The story centers around Gabe, an affable junior who spearheads a campus group for queer students and is falling madly in love with his new boyfriend Drew, an ambitious journalist for the school newspaper. Their relationship is complicated by Gabe’s best friend Tim, a cocksure straight guy running for student-body president who is contemplating cheating on his girlfriend Jenny (and may harbor same-sex desires) and Teddy Ferrara, an introverted freshman dabbling in online sex.
Out playwright Shinn ripped a page from the story of Tyler Clementi, the Rutgers student who jumped off the George Washington Bridge in 2010 (perhaps in response to being filmed kissing another man by his roommate), for inspiration. In particular, Shinn imagined Clementi as more complex than the victim he was constructed to be by the media and some LGBT groups. “Certainly the Tyler Clementi story stimulated profound feelings in me,” Shinn says. “When I saw that the initial impulse from many people seemed to be to sentimentalize him, flatten his psyche and turn him into a pure victim of a cruel roommate, I became very suspicious. I think the impulse towards scapegoating allows us to flee self-scrutiny.”
Those impulses inform Ferrara. In the aftermath of a school tragedy, for example, an unproductive dialogue between a school president prepping for a possible Senate run and a fired-up group of queer activists ensues. “That way of thinking, all it really does is flatten conversation; it flattens discourse and the opportunity [Shinn] sees for real serious thought and real serious discussion,” Cabnet says. “No matter which side of the argument the characters are on, there’s very little headway made through that type of debate.”

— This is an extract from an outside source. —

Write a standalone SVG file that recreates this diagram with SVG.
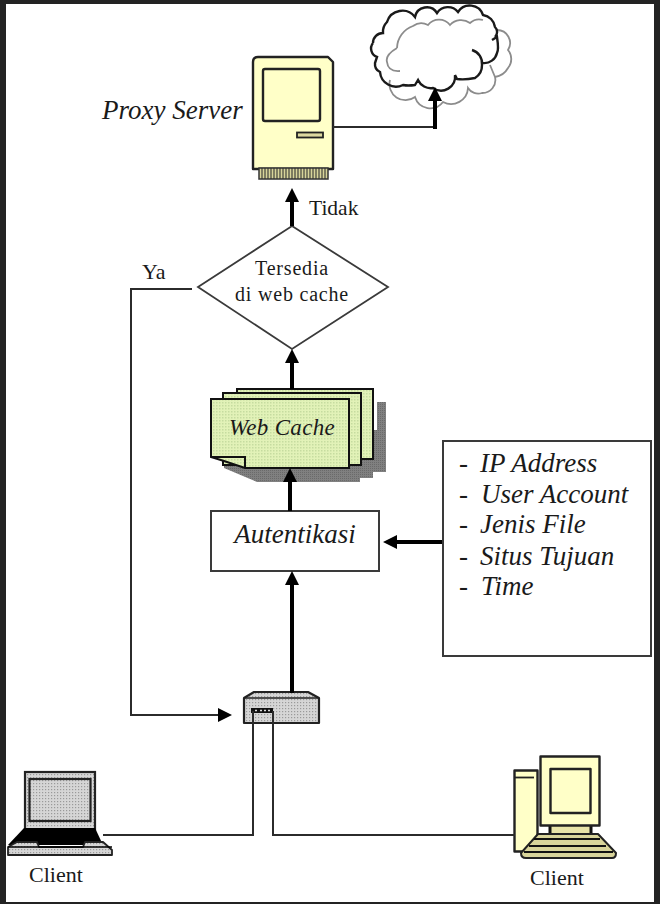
<svg xmlns="http://www.w3.org/2000/svg" width="660" height="904" viewBox="0 0 660 904">
<style>
text{font-family:"Liberation Serif","Times New Roman",serif;fill:#1a1a1a}
.i{font-style:italic}
.s{fill:none;stroke:#2b2b2b;stroke-width:2;stroke-linejoin:miter}
.t{fill:none;stroke:#000;stroke-width:4}
.b{stroke:#222;stroke-width:2.4;stroke-linejoin:round}
.y{fill:#ffffc8}
.box{fill:#fff;stroke:#3a3a3a;stroke-width:2}
</style>
<defs>
<pattern id="grey" width="3" height="3" patternUnits="userSpaceOnUse"><rect width="3" height="3" fill="#d6d6d6"/><rect width="1.2" height="1.2" fill="#9a9a9a"/></pattern>
<pattern id="green" width="3" height="3" patternUnits="userSpaceOnUse"><rect width="3" height="3" fill="#e2f2b8"/><rect width="1.5" height="1.5" fill="#c6dca0"/></pattern>
<pattern id="shade" width="2" height="2" patternUnits="userSpaceOnUse"><rect width="2" height="2" fill="#808080"/><rect width="1" height="1" fill="#6a6a6a"/></pattern>
<marker id="a" markerUnits="userSpaceOnUse" markerWidth="18" markerHeight="18" refX="6" refY="8" orient="auto"><path d="M0 1L14 8L0 15Z" fill="#000"/></marker>
</defs>
<rect width="660" height="904" fill="#fff"/>

<g id="cloud">
<path d="M397 48A24 24 0 0 1 413 26A14 14 0 0 1 428 25A14 14 0 0 1 450 25A15 15 0 0 1 470 23A14 14 0 0 1 483 20M497 30A13 13 0 0 1 508 50A14 14 0 0 1 508 68A18 18 0 0 1 495 77A13 13 0 0 1 482 93A12 12 0 0 1 468 88A17 17 0 0 1 443 102A16 16 0 0 1 415 97A16 16 0 0 1 390 80M397 48Q385 55 387 62Q388 72 400 71M490 65L495 77" fill="none" stroke="#8c8c8c" stroke-width="1.800"/>
<path d="M373 43A10 10 0 0 1 383 33A14 14 0 0 1 387 22L387 22A16 16 0 0 1 415 17A12 12 0 0 1 437 13A13 13 0 0 1 458 12A14 14 0 0 1 483 15A14 14 0 0 1 495 27A7 7 0 0 1 495 37M492 40L497 37Q499 50 497 53A13 13 0 0 1 483 63M472 50A14 14 0 0 1 482 65A15 15 0 0 1 475 78Q465 80 457 79L455 75A14 14 0 0 1 433 88A14 14 0 0 1 418 80L415 85Q408 86 403 85A16 16 0 0 1 380 72A9 9 0 0 1 375 63L377 57A9 9 0 0 1 373 43" fill="none" stroke="#1a1a1a" stroke-width="2.400"/>
</g>

<g id="proxy-server">
<path class="b y" d="M253 62Q253 57 258 57H328L333 62V169H253Z"/>
<rect class="b y" x="263" y="69" width="57" height="52" rx="2"/>
<rect x="297" y="132.500" width="26" height="5" fill="#ddd9a0" stroke="#222" stroke-width="1.800"/>
<rect x="259" y="168" width="69" height="11" fill="#d8d49a" stroke="#333" stroke-width="1.500"/>
<path d="M262 168V179M265 168V179M268 168V179M271 168V179M274 168V179M277 168V179M280 168V179M283 168V179M286 168V179M289 168V179M292 168V179M295 168V179M298 168V179M301 168V179M304 168V179M307 168V179M310 168V179M313 168V179M316 168V179M319 168V179M322 168V179M325 168V179" stroke="#333" stroke-width="1.100" fill="none"/>
<text class="i" x="102" y="119" font-size="27">Proxy Server</text>
</g>

<g id="decision">
<path d="M292 226L388 287L292 349L198 287Z" fill="#fff" stroke="#3a3a3a" stroke-width="1.800"/>
<text x="292" y="275" font-size="20" letter-spacing=".8" text-anchor="middle">Tersedia</text>
<text x="292" y="301" font-size="20" letter-spacing=".8" text-anchor="middle">di web cache</text>
</g>
<text id="label-ya" x="142" y="279" font-size="22">Ya</text>
<text id="label-tidak" x="309" y="215" font-size="21.500">Tidak</text>

<g id="web-cache">
<path d="M377 402H386V472H373V478H360V482H257L224 468V430H377Z" fill="url(#shade)"/>
<rect x="237" y="389" width="136" height="70" fill="url(#green)" stroke="#111" stroke-width="2"/>
<rect x="223" y="393" width="138" height="72" fill="url(#green)" stroke="#111" stroke-width="2"/>
<path d="M211 399H349V468H245L224 461L211 457Z" fill="url(#green)" stroke="#111" stroke-width="2"/>
<path d="M211 457H245V468" fill="none" stroke="#111" stroke-width="2"/>
<text class="i" x="282" y="435" font-size="23" letter-spacing=".3" text-anchor="middle">Web Cache</text>
</g>

<g id="autentikasi">
<rect class="box" x="211" y="511" width="168" height="60"/>
<text class="i" x="295" y="543" font-size="27" text-anchor="middle">Autentikasi</text>
</g>

<g id="criteria">
<rect class="box" x="443" y="441" width="208" height="215"/>
<text x="459" y="472" font-size="27">-</text><text class="i" x="480" y="472" font-size="27">IP Address</text>
<text x="459" y="503" font-size="27">-</text><text class="i" x="481" y="503" font-size="27">User Account</text>
<text x="459" y="533" font-size="27">-</text><text class="i" x="480" y="533" font-size="27">Jenis File</text>
<text x="459" y="565" font-size="27">-</text><text class="i" x="480" y="565" font-size="27">Situs Tujuan</text>
<text x="459" y="595" font-size="27">-</text><text class="i" x="481" y="595" font-size="27">Time</text>
</g>

<g id="hub">
<path d="M244 698L254 692H308L319 698V723H244Z" fill="url(#grey)" stroke="#222" stroke-width="2.200" stroke-linejoin="round"/>
<path d="M244 698H319" stroke="#222" stroke-width="1.500"/>
<rect x="251" y="708" width="22" height="5" fill="#111"/>
<path d="M255 710.500H257M260 710.500H262M264 710.500H266M268 710.500H270" stroke="#ddd" stroke-width="1.500"/>
</g>

<g id="client-laptop">
<rect x="25" y="772" width="70" height="60" fill="url(#grey)" stroke="#222" stroke-width="2.200"/>
<rect x="29.500" y="779" width="61" height="42" fill="url(#grey)" stroke="#222" stroke-width="2.200"/>
<path d="M24 828H95L103 845H8Z" fill="#000"/>
<path d="M8 855V847L17 842H37L39 847H83L85 842H103L112 850V855Z" fill="url(#grey)" stroke="#222" stroke-width="1.800" stroke-linejoin="round"/>
<path d="M8 847H112" stroke="#000" stroke-width="1.500"/>
<text x="29" y="882" font-size="22">Client</text>
</g>

<g id="client-desktop">
<rect class="b y" x="514.500" y="770.500" width="23" height="81"/>
<path d="M515 777.500H534" stroke="#222" stroke-width="1.800"/>
<rect x="549" y="825" width="42" height="10" fill="#e8e4a8"/>
<path d="M550 825V835M591 825V835" stroke="#111" stroke-width="3"/>
<rect class="b y" x="540.500" y="756.500" width="59" height="69"/>
<rect class="b y" x="550.500" y="769" width="40" height="44"/>
<path d="M538 834H598L616 853Q616 858 612 858H526Q521 858 521 853Z" fill="#d8d49a" stroke="#222" stroke-width="2" stroke-linejoin="round"/>
<path d="M534 839H600M529 846H606M524 852H613" stroke="#111" stroke-width="2.200"/>
<text x="530" y="885" font-size="22">Client</text>
</g>

<g id="connectors">
<path class="s" d="M333 127H435"/>
<path class="t" d="M435 129V95" marker-end="url(#a)"/>
<path class="t" d="M292 226V196" marker-end="url(#a)"/>
<path class="s" d="M192 289H131V715H224" marker-end="url(#a)"/>
<path class="t" d="M292 389V357" marker-end="url(#a)"/>
<path class="t" d="M290 511V476" marker-end="url(#a)"/>
<path class="t" d="M292 693V579" marker-end="url(#a)"/>
<path class="t" d="M442 542H391" marker-end="url(#a)"/>
<path class="s" d="M103 835H253V711"/>
<path class="s" d="M515 835H273V711"/>
</g>

<g id="frame" fill="#232323">
<rect x="0" y="0" width="660" height="4"/>
<rect x="0" y="0" width="6" height="904"/>
<rect x="0" y="902" width="660" height="2"/>
<rect x="654" y="0" width="6" height="904"/>
</g>
</svg>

Teddy Ferrara also features potent displays of queer sexual expression that seem to be missing from nearly every news item, sitcom and story about LGBT people these days. “One reason I wanted to write a play on these themes for so long was my being frustrated when I saw The Laramie Project and realized that not only did it not represent the victim onstage, it barely touched on sexuality at all,” Shinn says. “It was a really asexual play. Sex is such a big part of life and especially when writing about queer youth, one has to deal with it directly and honestly.”
In Ferrara numerous issues are laid bare for frank and honest discussion. Let’s hope audiences have the courage to engage them.
Teddy Ferrara opens Monday 11 at the Goodman Theatre.